Sovereignty and “decolonialization” is being touted as the great salvation for countries with ties of different sorts to one-time colonial countries not just in St. Maarten but in very many different countries including Curaçao, South Sudan and even in England. But many advanced countries have asked themselves “what is the value of sovereignty” and their conclusions have led them to be prepared to give up some level of sovereignty in order to achieve various goals in the fields of trade, education, research, etc.
In the Caribbean there are many territories that have achieved total sovereignty and a few that have stayed connected to the “mother country”. The Dutch Caribbean islands have settled after referendums with a hybrid model which is relatively unique. Most of the countries in the Caribbean that achieved total sovereignty immediately proceeded to relinquish some of the gained sovereignty. The United Kingdom gave up some sovereignty to join the EU but has now reclaimed it with their Brexit; almost all economists have denied real benefits to citizens having been gained.
Does the recent history show a big win for greater sovereignty when you measure the success or otherwise based on quality of life, distribution of income and citizen satisfaction? Or is the opposite true?
Without doing the massive study to measure this accurately I suspect that the answer would be that there is no clear winner for the competition of governance models. The result of such a study would be likely to show that each model comes with advantages and disadvantages very much dependent on specific country conditions, scale and threat and opportunities.
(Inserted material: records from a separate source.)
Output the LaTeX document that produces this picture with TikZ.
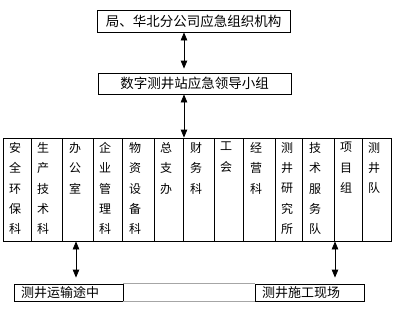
\documentclass[tikz,border=0pt]{standalone}
\usepackage{fontspec}
\newfontfamily\cjk{Noto Sans CJK SC}
\usetikzlibrary{arrows.meta}

\tikzset{
  box/.style={draw, line width=0.8pt, inner sep=0pt, font=\cjk\fontsize{13.5}{16}\selectfont},
  site/.style={draw, line width=0.8pt, inner xsep=7pt, inner ysep=0pt, text width=95pt, align=left, minimum height=17pt, font=\cjk\fontsize{13}{15}\selectfont},
  dept/.style={anchor=north west, inner sep=0pt, align=left, font=\cjk\fontsize{12}{20.4}\selectfont},
  link/.style={line width=0.8pt, {Triangle[length=8pt,width=6.5pt]}-{Triangle[length=8pt,width=6.5pt]}},
  grid/.style={gray!70, line width=0.6pt}
}

\begin{document}
\begin{tikzpicture}[x=1pt, y=-1pt]
    \useasboundingbox (0,0) rectangle (398,309);

    % Command levels
    \node[box, minimum width=193pt, minimum height=22pt] (jigou) at (193.5,21) {局、华北分公司应急组织机构};
    \node[box, minimum width=193pt, minimum height=21pt] (lingdao) at (194.5,83.5) {数字测井站应急领导小组};

    % Department table
    \node[draw, line width=0.8pt, minimum width=388pt, minimum height=103pt, inner sep=0pt] (depts) at (197,189.5) {};
    \draw[line width=0.8pt] (31,138) -- (31,241);
    \draw[line width=0.8pt] (62,138) -- (62,241);
    \draw[line width=0.8pt] (93,138) -- (93,241);
    \draw[line width=0.8pt] (122,138) -- (122,241);
    \draw[line width=0.8pt] (154,138) -- (154,241);
    \draw[line width=0.8pt] (183,138) -- (183,241);
    \draw[line width=0.8pt] (214,138) -- (214,241);
    \draw[line width=0.8pt] (243,138) -- (243,241);
    \draw[line width=0.8pt] (275,138) -- (275,241);
    \draw[line width=0.8pt] (302,138) -- (302,241);
    \draw[line width=0.8pt] (334,138) -- (334,241);
    \draw[line width=0.8pt] (362,138) -- (362,241);

    \node[dept] (anbao) at (9,142) {安\\全\\环\\保\\科};
    \node[dept] (shengchan) at (37,142) {生\\产\\技\\术\\科};
    \node[dept] (bangong) at (69,142) {办\\公\\室};
    \node[dept] (qiguan) at (99,142) {企\\业\\管\\理\\科};
    \node[dept] (wuzi) at (129,142) {物\\资\\设\\备\\科};
    \node[dept] (zongzhi) at (160,142) {总\\支\\办};
    \node[dept] (caiwu) at (190,142) {财\\务\\科};
    \node[dept] (gonghui) at (220,142) {工\\会};
    \node[dept] (jingying) at (250,142) {经\\营\\科};
    \node[dept] (yanjiu) at (281,142) {测\\井\\研\\究\\所};
    \node[dept] (jifu) at (309,142) {技\\术\\服\\务\\队};
    \node[dept] (xiangmu) at (340,142) {项\\目\\组};
    \node[dept] (cejing) at (368,142) {测\\井\\队};

    % Sites
    \node[site] (yunshu) at (68.5,292.5) {测井运输途中};
    \node[site] (shigong) at (309.5,292.5) {测井施工现场};
    \draw[grid] (yunshu.north east) -- (shigong.north west);
    \draw[grid] (yunshu.south east) -- (shigong.south west);

    % Links
    \draw[link, shorten >=4pt] ([xshift=-9.5pt]jigou.south) -- ([xshift=-9.5pt]jigou.south |- lingdao.north);
    \draw[link] ([xshift=-10.5pt]lingdao.south) -- ([xshift=-10.5pt]lingdao.south |- depts.north);
    \draw[link, shorten >=6pt] ([xshift=7.5pt]yunshu.north |- depts.south) -- ([xshift=7.5pt]yunshu.north);
    \draw[link, shorten >=6pt] ([xshift=25.5pt]shigong.north |- depts.south) -- ([xshift=25.5pt]shigong.north);
\end{tikzpicture}
\end{document}
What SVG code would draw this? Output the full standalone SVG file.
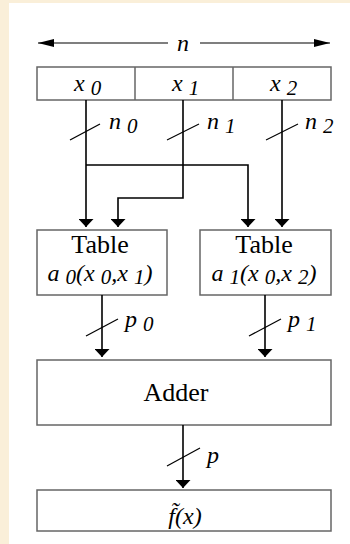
<svg xmlns="http://www.w3.org/2000/svg" width="350" height="544" viewBox="0 0 350 544">
<style>
.box{fill:#fff;stroke:#666;stroke-width:1.5}
.wire{fill:none;stroke:#000;stroke-width:1.6}
.slash{fill:none;stroke:#000;stroke-width:1.2}
.t{font-family:"Liberation Serif",serif;font-size:26px;fill:#000;text-anchor:middle}
.i{font-family:"Liberation Serif",serif;font-style:italic;font-size:24px;fill:#000}
.s{font-size:21px}
</style>
<defs>
<marker id="ah" viewBox="0 0 10 10" refX="10" refY="5" markerWidth="8" markerHeight="15" markerUnits="userSpaceOnUse" orient="auto" preserveAspectRatio="none">
<path d="M0,0 L10,5 L0,10 Z" fill="#000"/>
</marker>
<marker id="ahn" viewBox="0 0 10 10" refX="10" refY="5" markerWidth="16" markerHeight="8" markerUnits="userSpaceOnUse" orient="auto-start-reverse" preserveAspectRatio="none">
<path d="M0,0 L10,5 L0,10 Z" fill="#000"/>
</marker>
</defs>
<rect x="0" y="0" width="350" height="544" fill="#FAEFD9"/>
<rect x="9" y="3" width="341" height="541" fill="#fff"/>

<g id="width-n">
<line x1="38" y1="43" x2="168" y2="43" stroke="#000" stroke-width="1.2" marker-start="url(#ahn)"/>
<line x1="200" y1="43" x2="330" y2="43" stroke="#000" stroke-width="1.2" marker-end="url(#ahn)"/>
<text class="i" x="183" y="51" text-anchor="middle">n</text>
</g>

<g id="register">
<rect class="box" x="37" y="67" width="294" height="33"/>
<line x1="135" y1="67" x2="135" y2="100" stroke="#666" stroke-width="1.5"/>
<line x1="233" y1="67" x2="233" y2="100" stroke="#666" stroke-width="1.5"/>
<text class="i" x="74" y="91">x <tspan class="s" dy="4">0</tspan></text>
<text class="i" x="172" y="91">x <tspan class="s" dy="4">1</tspan></text>
<text class="i" x="270" y="91">x <tspan class="s" dy="4">2</tspan></text>
</g>

<g id="table0">
<rect class="box" x="37" y="230" width="130" height="65"/>
<text class="t" x="100" y="253">Table</text>
<text class="i" x="100" y="281" text-anchor="middle">a <tspan class="s" dy="3">0</tspan><tspan dy="-3">(x </tspan><tspan class="s" dy="3">0</tspan><tspan dy="-3">,x </tspan><tspan class="s" dy="3">1</tspan><tspan dy="-3">)</tspan></text>
</g>

<g id="table1">
<rect class="box" x="200" y="230" width="131" height="65"/>
<text class="t" x="264" y="253">Table</text>
<text class="i" x="264" y="281" text-anchor="middle">a <tspan class="s" dy="3">1</tspan><tspan dy="-3">(x </tspan><tspan class="s" dy="3">0</tspan><tspan dy="-3">,x </tspan><tspan class="s" dy="3">2</tspan><tspan dy="-3">)</tspan></text>
</g>

<g id="adder">
<rect class="box" x="37" y="360" width="294" height="65"/>
<text class="t" x="176" y="401">Adder</text>
</g>

<g id="result">
<rect class="box" x="37" y="490" width="294" height="41"/>
<text class="i" x="185" y="524" text-anchor="middle">f̃(x)</text>
</g>

<g id="connectors">
<path class="wire" d="M86,100 V227" marker-end="url(#ah)"/>
<path class="wire" d="M86,165 H248 V227" marker-end="url(#ah)"/>
<path class="wire" d="M183,100 V198 H118 V227" marker-end="url(#ah)"/>
<path class="wire" d="M282,100 V227" marker-end="url(#ah)"/>
<path class="wire" d="M102,295 V357" marker-end="url(#ah)"/>
<path class="wire" d="M265,295 V357" marker-end="url(#ah)"/>
<path class="wire" d="M183,425 V488" marker-end="url(#ah)"/>
<line class="slash" x1="70" y1="140" x2="100" y2="124"/>
<line class="slash" x1="167" y1="140" x2="199" y2="124"/>
<line class="slash" x1="266" y1="140" x2="298" y2="124"/>
<line class="slash" x1="86" y1="336" x2="118" y2="319"/>
<line class="slash" x1="249" y1="336" x2="281" y2="319"/>
<line class="slash" x1="167" y1="466" x2="200" y2="448"/>
<text class="i" x="109" y="129">n <tspan class="s" dy="4">0</tspan></text>
<text class="i" x="207" y="129">n <tspan class="s" dy="4">1</tspan></text>
<text class="i" x="305" y="129">n <tspan class="s" dy="4">2</tspan></text>
<text class="i" x="125" y="327">p <tspan class="s" dy="4">0</tspan></text>
<text class="i" x="288" y="327">p <tspan class="s" dy="4">1</tspan></text>
<text class="i" x="207" y="463">p</text>
</g>
</svg>
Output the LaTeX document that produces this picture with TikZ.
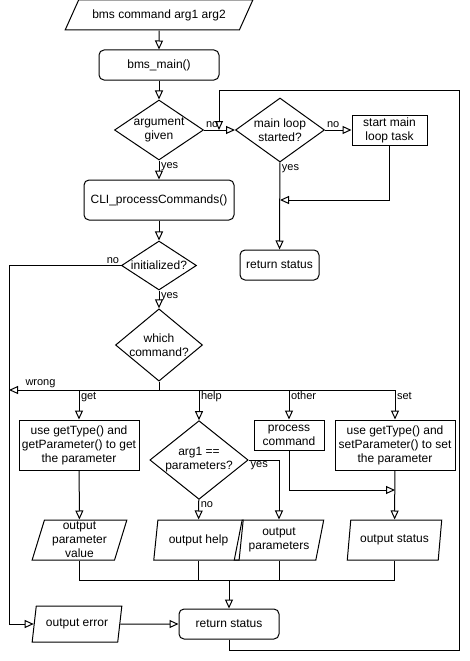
\documentclass[tikz,border=0pt]{standalone}
\usepackage{fontspec}
\setmainfont{Liberation Sans}
\usetikzlibrary{arrows.meta, shapes.geometric}
\tikzset{
    base/.style={draw, line width=1pt, align=center, inner sep=0pt,
                 font=\fontsize{12}{14}\selectfont},
    termbox/.style={base, rectangle, rounded corners=5pt},
    procbox/.style={base, rectangle},
    decision/.style={base, diamond},
    iobox/.style={base, trapezium, trapezium stretches=true,
                  trapezium left angle=75, trapezium right angle=105},
    flow/.style={-{Triangle[open, length=9pt, width=8pt]}, line width=1pt},
    wire/.style={-, line width=1pt},
    lbl/.style={font=\fontsize{11}{13}\selectfont, inner sep=1.5pt},
}

\begin{document}
\begin{tikzpicture}[x=1pt, y=-1pt]
\useasboundingbox (0,0) rectangle (470,661);
% Entry: command line and main function.
\node[iobox, trapezium left angle=45, trapezium right angle=135,
      minimum width=188, minimum height=30] (cmdin) at (159,15) {bms command arg1 arg2};
\node[termbox, minimum width=120, minimum height=30] (bmsmain) at (159,65) {bms\_main()};
\node[decision, aspect=1.5, minimum width=89, minimum height=60] (argq) at (159,130) {argument\\given};
% Main loop branch.
\node[decision, aspect=1.35, minimum width=89, minimum height=64] (loopq) at (280,130) {main loop\\started?};
\node[procbox, minimum width=75, minimum height=30] (startloop) at (389.5,130) {start main\\loop task};
\node[termbox, minimum width=79, minimum height=30] (retmain) at (279.5,265) {return status};
% CLI branch.
\node[termbox, minimum width=150, minimum height=40] (cli) at (159,200) {CLI\_processCommands()};
\node[decision, aspect=1.5, minimum width=75, minimum height=49] (initq) at (159,265.5) {initialized?};
\node[decision, aspect=1.2, minimum width=87, minimum height=70] (cmdq) at (159,345) {which\\command?};
% Level of commands.
\node[procbox, minimum width=120, minimum height=50] (getbox) at (79,445) {use getType() and\\getParameter() to get\\the parameter};
\node[decision, aspect=1.25, minimum width=98, minimum height=78] (helpq) at (199,460) {arg1 ==\\parameters?};
\node[procbox, minimum width=70, minimum height=30] (otherbox) at (289,435) {process\\command};
\node[procbox, minimum width=120, minimum height=50] (setbox) at (395,445) {use getType() and\\setParameter() to set\\the parameter};
% Outputs.
\node[iobox, minimum width=95, minimum height=40] (outval) at (79.5,540) {output\\parameter\\value};
\node[iobox, minimum width=90, minimum height=40] (outhelp) at (198.5,540) {output help};
\node[iobox, minimum width=90, minimum height=40] (outpars) at (279,540) {output\\parameters};
\node[iobox, minimum width=95, minimum height=40] (outstat) at (394.5,540) {output status};
\node[iobox, trapezium left angle=73, trapezium right angle=107,
      minimum width=90, minimum height=36] (outerr) at (77,624) {output error};
\node[termbox, minimum width=100, minimum height=30] (retcli) at (229,624) {return status};
% Joints.
\coordinate (joinloop) at (280,200);
\coordinate (leftrail) at (9,265.5);
\coordinate (bus) at (159,390);
\coordinate (wrongend) at (9,390);
\coordinate (joinset) at (395,490);
\coordinate (merge) at (229,580);
\coordinate (loopbr) at (459,650);
\coordinate (looptl) at (219,90);
\coordinate (loopin) at (219,130);
% Edges.
\draw[flow] (cmdin) -- (bmsmain);
\draw[flow] (bmsmain) -- (argq);
\draw[flow] (argq) -- node[lbl, pos=0, above right] {no} (loopq);
\draw[flow] (loopq) -- node[lbl, pos=0, above right] {no} (startloop);
\draw[flow] (startloop) |- (joinloop);
\draw[flow] (loopq) -- node[lbl, pos=0, below right] {yes} (retmain);
\draw[flow] (argq) -- node[lbl, pos=0, below right] {yes} (cli);
\draw[flow] (cli) -- (initq);
\draw[flow] (initq.west) -- node[lbl, pos=0, above left] {no} (leftrail) |- (outerr);
\draw[flow] (initq) -- node[lbl, pos=0, below right] {yes} (cmdq);
\draw[wire] (cmdq) -- (bus);
\draw[flow] (bus) -- node[lbl, pos=0.79, above] {wrong} (wrongend);
\draw[flow] (bus) -| node[lbl, pos=0.5, below right] {get} (getbox);
\draw[flow] (bus) -| node[lbl, pos=0.5, below right] {help} (helpq);
\draw[flow] (bus) -| node[lbl, pos=0.5, below right] {other} (otherbox);
\draw[flow] (bus) -| node[lbl, pos=0.5, below right] {set} (setbox);
\draw[flow] (getbox) -- (outval);
\draw[flow] (helpq) -- node[lbl, pos=0, below right] {no} (outhelp);
\draw[flow] (helpq.east) -| node[lbl, pos=0, below right] {yes} (outpars);
\draw[flow] (otherbox) |- (joinset);
\draw[flow] (setbox) -- (outstat);
\draw[wire] (outval) |- (merge);
\draw[wire] (outhelp) |- (merge);
\draw[wire] (outpars) |- (merge);
\draw[wire] (outstat) |- (merge);
\draw[flow] (merge) -- (retcli);
\draw[flow] (outerr) -- (retcli);
\draw[flow] (retcli) |- (loopbr) |- (looptl) -- (loopin);
\end{tikzpicture}
\end{document}
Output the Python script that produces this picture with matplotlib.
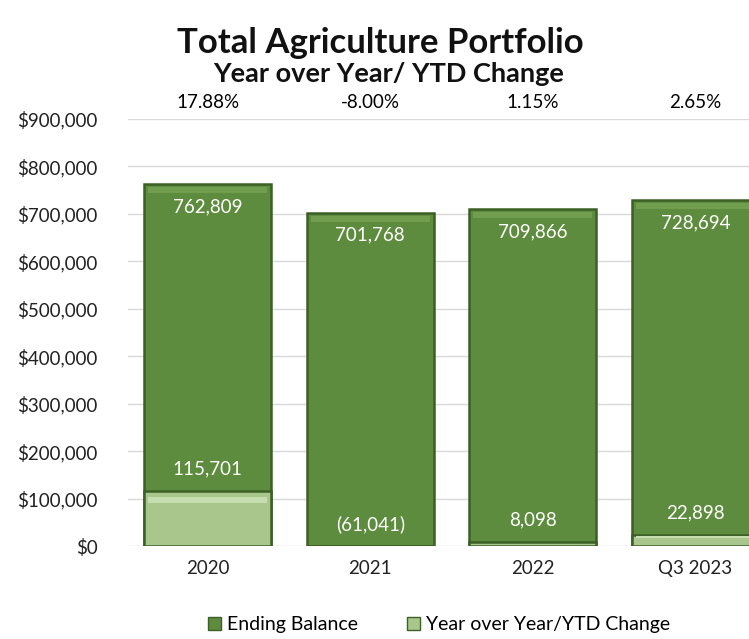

I suspect that the positives and negatives of the Dutch Caribbean islands contain distinctly different elements to the sovereignty drives in countries like South Sudan or the United Kingdom.
If such a study included much larger countries than small Caribbean jurisdictions it would conclude that scale (size) played a major role in the development of newly sovereign territories.
There should not be a fear of the discussion of sovereignty because the advantages and disadvantages are mostly easy to measure when transparency is in place. What is not easy to measure is the liberating emotional component of sovereignty especially when this is strong in limited parts of the population. The discussion on sovereignty will always be impacted by romantic idealism that is likely to remain, no matter the quality of the discussion of the country’s real and measured interests. A fact-based approach is likely to be the most beneficial for all concerned.